• Exercise task: Retype exactly the lines from the first one through the line with "fill=waterblue, text=white] (wr)", including both ends; skip any pictures.

• Extracted information:
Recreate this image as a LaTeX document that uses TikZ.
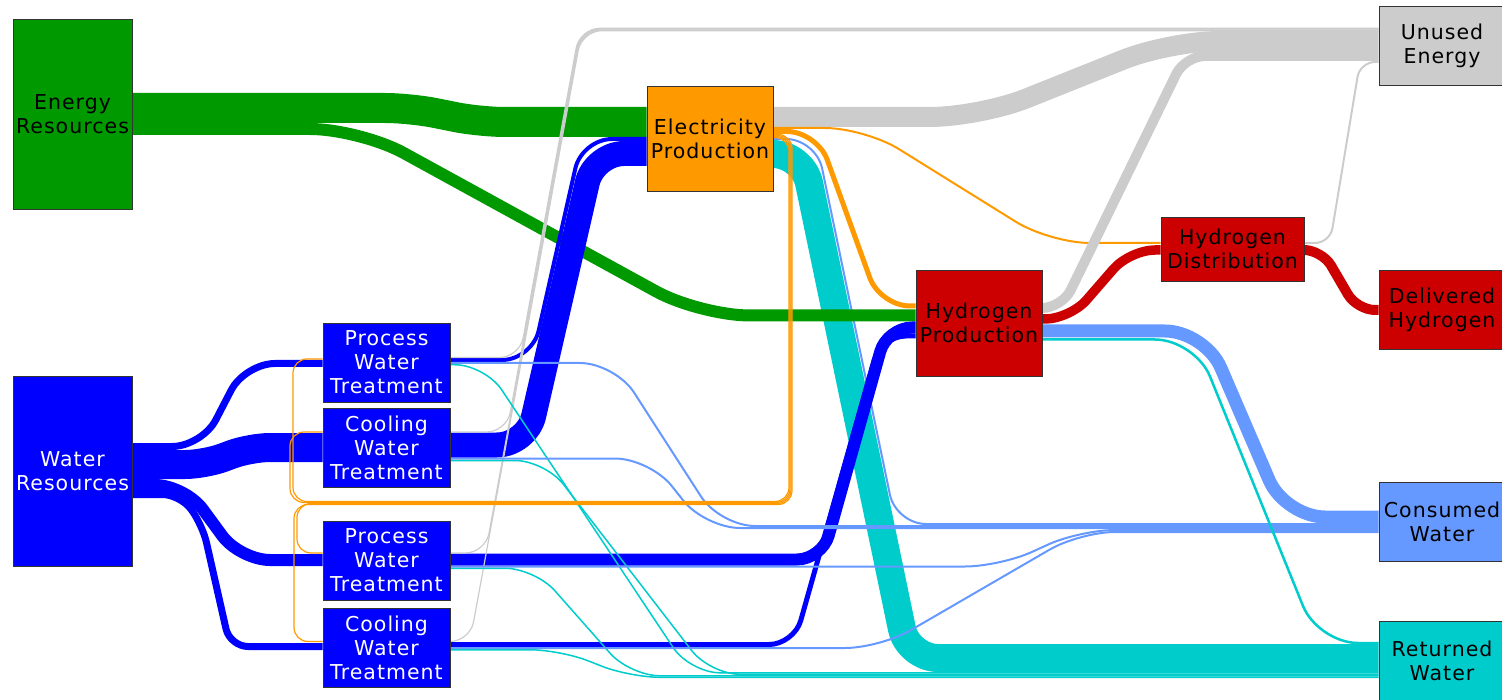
\documentclass[tikz,border=0pt]{standalone}
\usepackage{fontspec}
\setmainfont[LetterSpace=5]{DejaVu Sans}
\usepackage{xcolor}
\usepackage{tikz}
\usetikzlibrary{backgrounds}
\definecolor{energygreen}{RGB}{0,153,0}
\definecolor{waterblue}{RGB}{0,0,255}
\definecolor{elecorange}{RGB}{255,153,0}
\definecolor{hydrored}{RGB}{204,0,0}
\definecolor{unusedgray}{RGB}{204,204,204}
\definecolor{consumedblue}{RGB}{102,153,255}
\definecolor{returnedcyan}{RGB}{0,204,204}
\tikzset{
    box/.style={
        draw=black!80, line width=0.8pt, inner sep=0pt, align=center,
        font=\fontsize{20.5}{24}\selectfont
    },
    flow/.style={
        draw=#1, line cap=butt, line join=round
    }
}

\begin{document}
\begin{tikzpicture}[
        x=1pt, y=-1pt,
        % --- STYLE ---
        srcbox/.style={box, minimum width=119pt, minimum height=190pt},
        trtbox/.style={box, fill=waterblue, text=white, minimum width=127pt, minimum height=79pt},
        sinkbox/.style={box, minimum width=126pt, minimum height=79pt},
        hairline/.style={line width=1.2pt, rounded corners=20pt},
        loopline/.style={flow=elecorange, line width=1.2pt, rounded corners=14pt}
    ]
    \useasboundingbox (0,0) rectangle (1502,700);

    % ==========================================
    % NODES
    % ==========================================
    \node[srcbox, fill=energygreen] (er) at (72.5,114) {Energy\\Resources};
    \node[srcbox, fill=waterblue, text=white] (wr) at (72.5,471) {Water\\Resources};

    \node[trtbox] (pw1) at (386.5,362.5) {Process\\Water\\Treatment};
    \node[trtbox] (cw1) at (386.5,447.5) {Cooling\\Water\\Treatment};
    \node[trtbox] (pw2) at (386.5,560.5) {Process\\Water\\Treatment};
    \node[trtbox] (cw2) at (386.5,647.5) {Cooling\\Water\\Treatment};

    \node[box, fill=elecorange, minimum width=126pt, minimum height=105pt] (ep) at (710,138.5) {Electricity\\Production};
    \node[box, fill=hydrored, minimum width=126pt, minimum height=106pt] (hp) at (979,323) {Hydrogen\\Production};
    \node[box, fill=hydrored, minimum width=143pt, minimum height=64pt] (hd) at (1232.5,249) {Hydrogen\\Distribution};

    \node[sinkbox, fill=unusedgray] (ue) at (1442,45.5) {Unused\\Energy};
    \node[sinkbox, fill=hydrored] (dh) at (1442,309.5) {Delivered\\Hydrogen};
    \node[sinkbox, fill=consumedblue] (cwat) at (1442,521.5) {Consumed\\Water};
    \node[sinkbox, fill=returnedcyan] (rwat) at (1442,660.5) {Returned\\Water};

    \begin{scope}[on background layer]
        % ==========================================
        % ELECTRICITY OUT (under the rest)
        % ==========================================
        \draw[flow=unusedgray, line width=20pt, rounded corners=50pt] (ep.east |- 0,117) -- (980,117) -- (1170,41) -- (ue.west |- 0,41);
        \draw[flow=unusedgray, line width=2pt, rounded corners=15pt] (hd.east |- 0,243) -- (1330,243) -- (1360,62) -- (ue.west |- 0,62);
        \draw[flow=returnedcyan, line width=28pt, rounded corners=30pt] (ep.east |- 0,154) -- (803,154) -- (908,658) -- (rwat.west |- 0,658);
        \draw[flow=consumedblue, line width=2pt, rounded corners=30pt] (ep.east |- 0,139) -- (816,139) -- (896,524) -- (cwat.west |- 0,524);

        % ==========================================
        % ENERGY RESOURCES
        % ==========================================
        \draw[flow=energygreen, line width=30pt, rounded corners=25pt] (er.east |- 0,108) -- (410,108) -- (480,122) -- (ep.west |- 0,122);
        \draw[flow=energygreen, line width=12pt, rounded corners=50pt] (er.east |- 0,129) -- (360,129) -- (700,315.5) -- (hp.west |- 0,315.5);

        % ==========================================
        % WATER RESOURCES -> TREATMENT
        % ==========================================
        \draw[flow=waterblue, line width=7pt, rounded corners=30pt] (wr.east |- 0,446.5) -- (202,446.5) -- (245,363.5) -- (pw1.west |- 0,363.5);
        \draw[flow=waterblue, line width=29pt, rounded corners=20pt] (wr.east |- 0,464.5) -- (205,464.5) -- (250,447.5) -- (cw1.west |- 0,447.5);
        \draw[flow=waterblue, line width=12pt, rounded corners=30pt] (wr.east |- 0,485) -- (185,485) -- (240,560) -- (pw2.west |- 0,560);
        \draw[flow=waterblue, line width=7pt, rounded corners=18pt] (wr.east |- 0,494.5) -- (180.2,494.5) -- (202.5,525) -- (230,646.5) -- (cw2.west |- 0,646.5);

        % treated water -> electricity / hydrogen
        \draw[flow=waterblue, line width=4pt, rounded corners=30pt] (pw1.east |- 0,360) -- (532,360) -- (582,139) -- (ep.west |- 0,139);
        \draw[flow=waterblue, line width=25pt, rounded corners=30pt] (cw1.east |- 0,445) -- (527,445) -- (594,153.5) -- (ep.west |- 0,153.5);
        \draw[flow=waterblue, line width=12pt, rounded corners=25pt] (pw2.east |- 0,559.5) -- (822,559.5) -- (887,327.5) -- (hp.west |- 0,327.5);
        \draw[flow=waterblue, line width=5pt, rounded corners=25pt] (cw2.east |- 0,644.5) -- (794,644.5) -- (881,336) -- (hp.west |- 0,336);

        % ==========================================
        % TREATMENT LOSSES
        % ==========================================
        \draw[flow=unusedgray, hairline] (pw1.east |- 0,357.5) -- (519.6,357.5) -- (579.8,28.3) -- (ue.west |- 0,28.3);
        \draw[flow=unusedgray, hairline] (cw1.east |- 0,432) -- (506.7,432) -- (580.5,29.1) -- (ue.west |- 0,29.1);
        \draw[flow=unusedgray, hairline] (pw2.east |- 0,553) -- (485.4,553) -- (581.1,29.9) -- (ue.west |- 0,29.9);
        \draw[flow=unusedgray, hairline] (cw2.east |- 0,641.5) -- (470,641.5) -- (581.8,30.7) -- (ue.west |- 0,30.7);

        \draw[flow=returnedcyan, line width=1.5pt, rounded corners=30pt] (pw1.east |- 0,364.75) -- (485,364.75) -- (690,672.8) -- (rwat.west |- 0,672.8);
        \draw[flow=returnedcyan, line width=1.5pt, rounded corners=30pt] (cw1.east |- 0,460.5) -- (545,460.5) -- (710,674.3) -- (rwat.west |- 0,674.3);
        \draw[flow=returnedcyan, line width=1.5pt, rounded corners=30pt] (pw2.east |- 0,568.25) -- (535,568.25) -- (630,675.8) -- (rwat.west |- 0,675.8);
        \draw[flow=returnedcyan, line width=1.5pt, rounded corners=30pt] (cw2.east |- 0,649.75) -- (560,649.75) -- (630,677.3) -- (rwat.west |- 0,677.3);

        \draw[flow=consumedblue, line width=2pt, rounded corners=35pt] (pw1.east |- 0,363) -- (615,363) -- (720,526) -- (cwat.west |- 0,526);
        \draw[flow=consumedblue, line width=2pt, rounded corners=35pt] (cw1.east |- 0,458.5) -- (650,458.5) -- (705,528) -- (cwat.west |- 0,528);
        \draw[flow=consumedblue, line width=2pt, rounded corners=35pt] (pw2.east |- 0,566.5) -- (1000,566.5) -- (1080,530) -- (cwat.west |- 0,530);
        \draw[flow=consumedblue, line width=2pt, rounded corners=35pt] (cw2.east |- 0,648) -- (880,648) -- (1080,532) -- (cwat.west |- 0,532);

        % ==========================================
        % ELECTRICITY -> HYDROGEN / TREATMENT
        % ==========================================
        \draw[flow=elecorange, line width=2pt, rounded corners=40pt] (ep.east |- 0,128) -- (865,128) -- (1050,243) -- (hd.west |- 0,243);
        \draw[flow=elecorange, line width=5pt, rounded corners=30pt] (ep.east |- 0,131.5) -- (817,131.5) -- (880,306) -- (hp.west |- 0,306);

        \draw[loopline] (ep.east |- 0,137.5) -- (789,137.5) -- (789,501.5) -- (293,501.5) -- (293,359) -- (pw1.west |- 0,359);
        \draw[loopline] (ep.east |- 0,136.5) -- (790,136.5) -- (790,502.5) -- (290,502.5) -- (290,432) -- (cw1.west |- 0,432);
        \draw[loopline] (ep.east |- 0,135.5) -- (791,135.5) -- (791,503.5) -- (297,503.5) -- (297,553) -- (pw2.west |- 0,553);
        \draw[loopline] (ep.east |- 0,134.5) -- (792,134.5) -- (792,504.5) -- (294,504.5) -- (294,641.5) -- (cw2.west |- 0,641.5);

        % ==========================================
        % HYDROGEN
        % ==========================================
        \draw[flow=unusedgray, line width=10pt, rounded corners=20pt] (hp.east |- 0,308) -- (1062,308) -- (1185,56) -- (ue.west |- 0,56);
        \draw[flow=hydrored, line width=9.5pt, rounded corners=25pt] (hp.east |- 0,319) -- (1070,319) -- (1130,250) -- (hd.west |- 0,250);
        \draw[flow=hydrored, line width=10pt, rounded corners=18pt] (hd.east |- 0,250) -- (1322,250) -- (1357,310) -- (dh.west |- 0,310);
        \draw[flow=consumedblue, line width=13pt, rounded corners=40pt] (hp.east |- 0,331) -- (1205,331) -- (1285,517) -- (cwat.west |- 0,517);
        \draw[flow=returnedcyan, line width=2.5pt, rounded corners=40pt] (hp.east |- 0,339.5) -- (1195,339.5) -- (1318,643) -- (rwat.west |- 0,643);
    \end{scope}

\end{tikzpicture}
\end{document}
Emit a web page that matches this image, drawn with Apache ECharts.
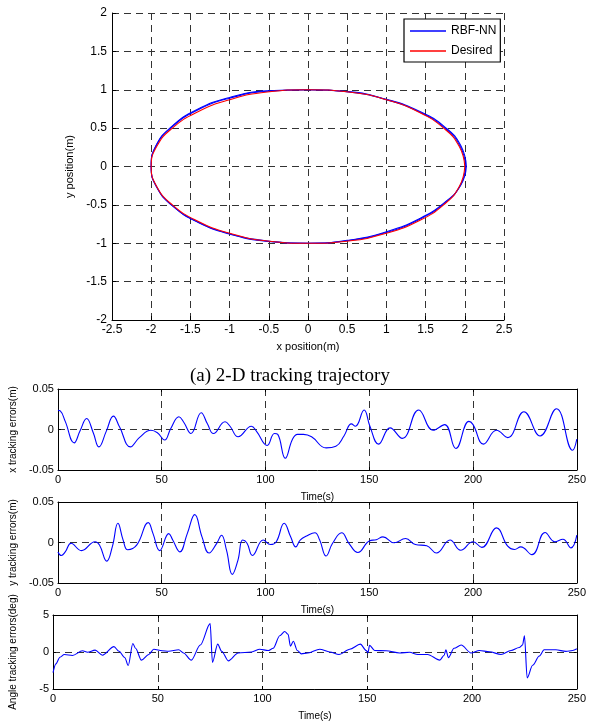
<!DOCTYPE html>
<html><head><meta charset="utf-8">
<script src="https://cdn.jsdelivr.net/npm/echarts@6/dist/echarts.min.js"></script>
<style>html,body{margin:0;padding:0;background:#fff}#c{width:589px;height:722px}</style>
</head><body><div id="c"></div>
<script>
// ---- Top: 2-D trajectory ----
const desiredX = [2,1.93,1.73,1.41,1.0,0.52,0,-0.52,-1.0,-1.41,-1.73,-1.93,-2,-1.93,-1.73,-1.41,-1.0,-0.52,0,0.52,1.0,1.41,1.73,1.93,2];
const desiredY = [0,0.26,0.5,0.71,0.87,0.97,1,0.97,0.87,0.71,0.5,0.26,0,-0.26,-0.5,-0.71,-0.87,-0.97,-1,-0.97,-0.87,-0.71,-0.5,-0.26,0];
const rbfAX = [2.02,1.95,1.75,1.42,1.0,0.52,0,-0.52,-1.0,-1.42,-1.74,-1.94,-2.0,-1.93,-1.72,-1.40,-1.0,-0.52,0,0.52,1.0,1.42,1.74,1.95,2.02];
const rbfAY = [0,0.27,0.51,0.72,0.875,0.975,1.0,0.985,0.9,0.74,0.52,0.27,0,-0.27,-0.52,-0.73,-0.88,-0.975,-1.0,-0.96,-0.85,-0.68,-0.47,-0.24,0];
const rbfBX = [2.01,1.94,1.74,1.41,1.0,0.52,0,-0.52,-1.0,-1.42,-1.74,-1.94,-2.0,-1.93,-1.73,-1.41,-1.0,-0.52,0,0.52,1.0,1.42,1.74,1.94,2.01];
const rbfBY = [0,0.265,0.505,0.715,0.87,0.97,1.0,0.98,0.89,0.73,0.51,0.265,0,-0.265,-0.51,-0.72,-0.875,-0.97,-1.0,-0.965,-0.86,-0.69,-0.48,-0.25,0];

// ---- x tracking errors ----
const tX = [0,1.1,3.5,7.8,10.6,13.8,17,19.7,23.3,26.7,29.7,34.9,39.2,44.8,47.9,51.4,54.3,58.3,60.6,64.1,69,72,74.9,80.5,82.9,86.8,93.2,95.6,100.8,104.3,105.9,109.5,113,115.4,118.3,122.2,129.2,133.9,137.8,141.4,143.3,147.5,150.3,154.5,160,165.9,173.8,180.8,186.3,191.7,198,200,205,211.3,216.7,224.5,232.3,240.2,248,250];
const xErr = [0.0236,0.023,0.010,-0.0165,-0.002,0.0136,-0.004,-0.0215,-0.002,0.0165,0.003,-0.0215,-0.010,-0.001,-0.004,-0.013,0.001,0.0157,0.009,-0.005,0.0207,0.007,-0.005,0.0095,0.004,-0.009,0.004,-0.002,-0.0198,-0.005,-0.006,-0.0355,-0.012,-0.006,-0.006,-0.009,-0.0227,-0.0207,-0.008,0.007,0.004,0.024,0.004,-0.018,0.002,-0.011,0.024,-0.001,0.006,-0.0235,0.010,0.006,-0.018,-0.001,-0.010,0.022,-0.008,0.0256,-0.0256,-0.012];

// ---- y tracking errors ----
const tY = [0,1.6,3.5,6.3,11.3,17.9,20,23.5,26.2,28.9,31.4,33.6,38,43.5,45.8,49,53.4,55.3,58.7,62.3,65.9,69.4,72.8,76.5,78.8,81.2,84,86.7,89,91.1,93.7,98.9,102.4,105.2,109,112.1,114.6,116.7,119.8,123.8,126.1,129.2,132.3,136.7,140.2,144.5,150,153.4,156.6,162,167.5,172.2,177.7,182.3,188.9,194,200,204.2,211.3,216.7,220,223,228.4,234.7,239.4,243.3,247.2,250];
const yErr = [-0.0116,-0.016,-0.0116,-0.001,-0.010,0.001,-0.003,-0.023,-0.005,0.0237,0.003,-0.009,-0.003,0.0245,0.011,-0.010,0.011,0.003,-0.0116,0.011,0.0344,0.007,-0.013,-0.001,0.009,-0.0095,-0.0394,-0.022,0.003,-0.001,-0.016,0.003,-0.0025,0.001,0.0237,0.007,-0.0054,0.003,0.008,0.012,0.003,-0.0166,-0.001,0.012,-0.001,-0.0124,0.002,0.0035,0.007,-0.0004,0.005,-0.0025,-0.004,-0.0129,0.003,-0.0095,0.001,-0.006,0.018,-0.0046,-0.0087,-0.0054,-0.015,0.0124,0.001,0.004,-0.0066,0.009];

// ---- Angle tracking errors ----
const tA = [0,1.4,3.3,5.4,9.3,14.1,16.5,20.1,23.6,29.1,31.5,34.3,35.9,38.1,39.4,42.2,45.7,48.1,52.1,55.2,60,62.3,66,70.3,75,76.1,78.6,80.5,83.7,88.4,94.8,98.7,102.7,105.1,108.2,110.6,112.2,113.3,114.7,116.6,118.5,121.7,127.3,132.1,136.5,141.6,146.7,149.5,150.3,151.1,153.5,159,165.4,170.2,174.1,178.8,184.6,186.7,187.5,188.7,191.4,194.8,199.5,203.5,208.3,213.8,218.6,222.5,224.1,225,226.3,228.9,232.1,234.4,240,244.8,248,250];
const angErr = [-2.8,-1.6,-0.7,-0.34,-0.47,0.17,-0.04,0.25,-0.43,0.72,0.1,-0.77,-1.83,1.15,0.5,-1.1,-0.34,0.38,0.17,0.1,0.3,-0.13,-1.1,0.94,3.83,-1.4,1.06,0.1,-1.2,-0.13,0,0.38,0.2,0.5,2.2,2.77,2.4,0.8,1.45,0.2,-0.25,-0.13,0.38,0,-0.34,0.38,1.06,0.2,-0.1,0.9,0.2,0.17,-0.13,-0.04,-0.34,-0.34,-1.1,-0.43,0.3,-0.77,0.5,0.94,-0.13,0.2,0.04,-0.34,0.2,0.6,0.94,2.2,-3.5,-1.8,-0.55,0.3,0.3,0.08,0.2,0.43];

const zip = (a,b) => a.map((v,i)=>[v,b[i]]);
const F = 'Liberation Sans';
const dash = {show:true, lineStyle:{color:'#333', type:[7,5], width:1}};
const tick = {inside:true,length:3,lineStyle:{color:'#000'}};
const axLine = {show:true,onZero:false,lineStyle:{color:'#000',width:1}};

function bottomAxes(gi, min, max, interval, yName){
  return {
    x: [{gridIndex:gi, type:'value', min:0, max:250, interval:50, position:'bottom',
        name:'Time(s)', nameLocation:'middle', nameGap:22, nameTextStyle:{fontFamily:F,fontSize:10,color:'#000'},
        axisLine:axLine, axisTick:tick,
        axisLabel:{fontFamily:F,fontSize:11,color:'#000',margin:4}, splitLine:dash},
       {gridIndex:gi, type:'value', min:0, max:250, interval:50, position:'top',
        axisLine:axLine, axisTick:tick, axisLabel:{show:false}, splitLine:{show:false}}],
    y: [{gridIndex:gi, type:'value', min:min, max:max, interval:interval, position:'left',
        name:yName, nameLocation:'middle', nameGap:35, nameTextStyle:{fontFamily:F,fontSize:10,color:'#000'},
        axisLine:axLine, axisTick:tick,
        axisLabel:{fontFamily:F,fontSize:11,color:'#000',margin:4}, splitLine:dash},
       {gridIndex:gi, type:'value', min:min, max:max, interval:interval, position:'right',
        axisLine:axLine, axisTick:tick, axisLabel:{show:false}, splitLine:{show:false}}]
  };
}
const b1 = bottomAxes(1, -0.05, 0.05, 0.05, 'x tracking errors(m)');
const b2 = bottomAxes(2, -0.05, 0.05, 0.05, 'y tracking errors(m)');
const b3 = bottomAxes(3, -5, 5, 5, 'Angle tracking errors(deg)');

const blueStyle = {color:'#0000ff', width:1.1};
const chart = echarts.init(document.getElementById('c'), null, {renderer:'canvas'});
chart.setOption({
  animation:false,
  backgroundColor:'#fff',
  title:{text:'(a) 2-D tracking trajectory', left:185, top:362,
    textStyle:{fontFamily:'Liberation Serif', fontSize:19, fontWeight:'normal', color:'#000'}},
  legend:{show:true, orient:'vertical', left:404, top:19, data:['RBF-NN','Desired'], icon:'rect',
    backgroundColor:'#fff', borderColor:'#000', borderWidth:1.2, padding:[6,4,5,6], itemGap:8,
    itemWidth:36, itemHeight:1.5, textStyle:{fontFamily:F,fontSize:12,color:'#000',width:44,align:'right'}},
  grid:[
    {left:112, top:13, width:392, height:307},
    {left:49, top:389, width:533, height:81},
    {left:49, top:502, width:533, height:81},
    {left:50, top:615, width:530, height:78}
  ],
  xAxis:[
    {gridIndex:0, type:'value', min:-2.5, max:2.5, interval:0.5,
     name:'x position(m)', nameLocation:'middle', nameGap:21, nameTextStyle:{fontFamily:F,fontSize:11,color:'#000'},
     axisLine:axLine, axisTick:{inside:true,length:4,lineStyle:{color:'#000'}},
     axisLabel:{fontFamily:F,fontSize:12,color:'#000',margin:4}, splitLine:dash},
    ...b1.x, ...b2.x, ...b3.x
  ],
  yAxis:[
    {gridIndex:0, type:'value', min:-2, max:2, interval:0.5,
     name:'y position(m)', nameLocation:'middle', nameGap:30, nameTextStyle:{fontFamily:F,fontSize:11,color:'#000'},
     axisLine:axLine, axisTick:{inside:true,length:4,lineStyle:{color:'#000'}},
     axisLabel:{fontFamily:F,fontSize:12,color:'#000',margin:5}, splitLine:dash},
    ...b1.y, ...b2.y, ...b3.y
  ],
  series:[
    {name:'RBF-NN', type:'line', xAxisIndex:0, yAxisIndex:0, data:zip(rbfAX,rbfAY), symbol:'none', smooth:0.5, lineStyle:blueStyle, itemStyle:{color:'#0000ff'}},
    {name:'RBF-NN', type:'line', xAxisIndex:0, yAxisIndex:0, data:zip(rbfBX,rbfBY), symbol:'none', smooth:0.5, lineStyle:blueStyle, itemStyle:{color:'#0000ff'}},
    {name:'Desired', type:'line', xAxisIndex:0, yAxisIndex:0, data:zip(desiredX,desiredY), symbol:'none', smooth:0.5, lineStyle:{color:'#ff0000',width:1.1}, itemStyle:{color:'#ff0000'}},
    {type:'line', xAxisIndex:1, yAxisIndex:1, data:zip(tX,xErr), symbol:'none', smooth:0.45, lineStyle:blueStyle},
    {type:'line', xAxisIndex:3, yAxisIndex:3, data:zip(tY,yErr), symbol:'none', smooth:0.45, lineStyle:blueStyle},
    {type:'line', xAxisIndex:5, yAxisIndex:5, data:zip(tA,angErr), symbol:'none', smooth:0.3, smoothMonotone:'x', lineStyle:blueStyle}
  ]
});
</script></body></html>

• Solution for this exercise:
Recreate this image as a LaTeX document that uses TikZ.
\documentclass[tikz,border=0pt]{standalone}
\usepackage{fontspec}
\setmainfont[LetterSpace=5]{DejaVu Sans}
\usepackage{xcolor}
\usepackage{tikz}
\usetikzlibrary{backgrounds}
\definecolor{energygreen}{RGB}{0,153,0}
\definecolor{waterblue}{RGB}{0,0,255}
\definecolor{elecorange}{RGB}{255,153,0}
\definecolor{hydrored}{RGB}{204,0,0}
\definecolor{unusedgray}{RGB}{204,204,204}
\definecolor{consumedblue}{RGB}{102,153,255}
\definecolor{returnedcyan}{RGB}{0,204,204}
\tikzset{
    box/.style={
        draw=black!80, line width=0.8pt, inner sep=0pt, align=center,
        font=\fontsize{20.5}{24}\selectfont
    },
    flow/.style={
        draw=#1, line cap=butt, line join=round
    }
}

\begin{document}
\begin{tikzpicture}[
        x=1pt, y=-1pt,
        % --- STYLE ---
        srcbox/.style={box, minimum width=119pt, minimum height=190pt},
        trtbox/.style={box, fill=waterblue, text=white, minimum width=127pt, minimum height=79pt},
        sinkbox/.style={box, minimum width=126pt, minimum height=79pt},
        hairline/.style={line width=1.2pt, rounded corners=20pt},
        loopline/.style={flow=elecorange, line width=1.2pt, rounded corners=14pt}
    ]
    \useasboundingbox (0,0) rectangle (1502,700);

    % ==========================================
    % NODES
    % ==========================================
    \node[srcbox, fill=energygreen] (er) at (72.5,114) {Energy\\Resources};
    \node[srcbox, fill=waterblue, text=white] (wr) at (72.5,471) {Water\\Resources};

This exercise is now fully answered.